Во-вторых, поскольку здесь у Порфирия имеется в виду только аналогия, это, по-видимому, освобождает его от точных формулировок и относительно демонов и относительно людей. Какие-то "воинственные" или "воители" "нисходят в тела", но так называемые "охотники" тоже имеют дело с телами, а именно поселяют в них души, - разница здесь едва заметна. "Пастухи" то заботятся о животных и в этом смысле Даже теряют всякий разум, то заботятся о людях, включая и отдельные личности и государственно-общественные объединения.

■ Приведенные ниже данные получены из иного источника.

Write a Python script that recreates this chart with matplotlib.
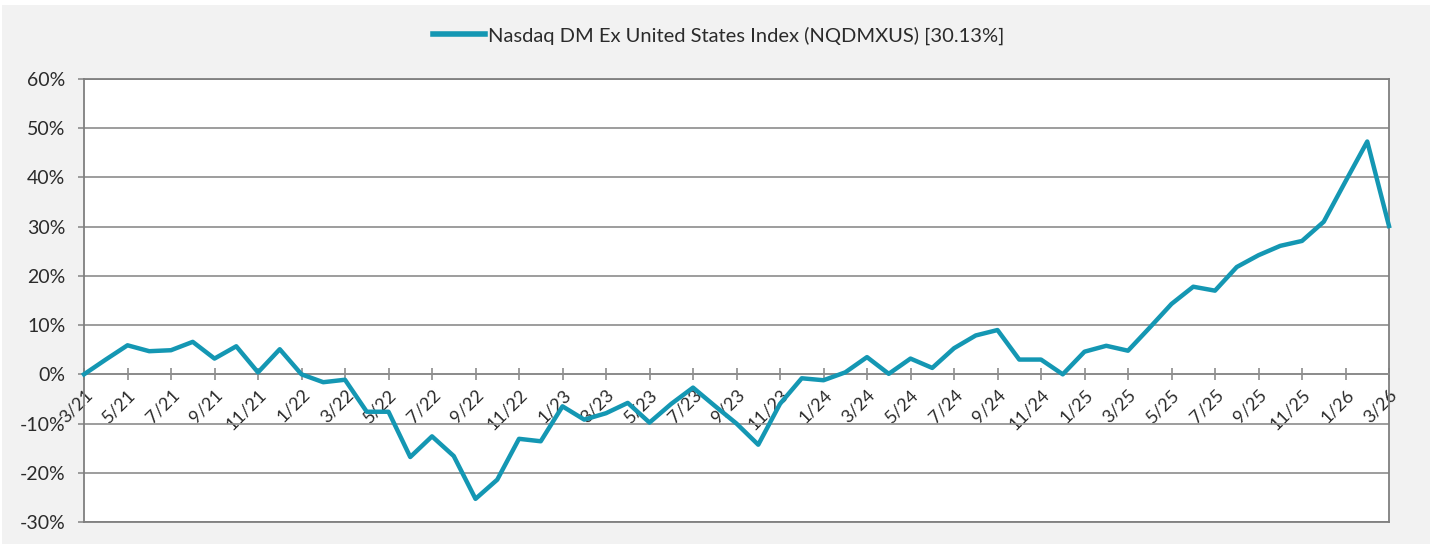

В-третьих, все это разделение демонов отнюдь не лишает их демиургического функционирования. О демонической демиургии здесь говорится специально. При этом проводится общая неоплатоническая линия, которая противопоставляет демонов абсолютному бытию богов и делает их принципами внебожественного становления, включая как становление в чистом виде, так и результаты этого становления, возникающие в виде тех или других законченных образов этого становления. Наконец, в-четвертых, по-видимому, можно предполагать связь этой странной классификации демонов с общей философско-религиозной установкой Порфирия. Мы и раньше замечали, что позиция чистого умозрения принципиально и чрезвычайно важна для Порфирия. Но у него уже заметно тяготение и к демоническим операциям. Если эти последние довести до их логического предела, то каждого демона нужно будет представлять просто в том или другом человеческом образе, наделенном той или другой обобщающей силой. Но продумывать эту логическую линию до конца Порфирий еще не может, поскольку это привело бы прямо к теургии. Поэтому прямого отождествления демонов с теми или иными разрядами людей у Порфирия пока еще нет. Это будет у Ямвлиха, а у Порфирия здесь вместо прямого отождествления пока только еще аналогизирование.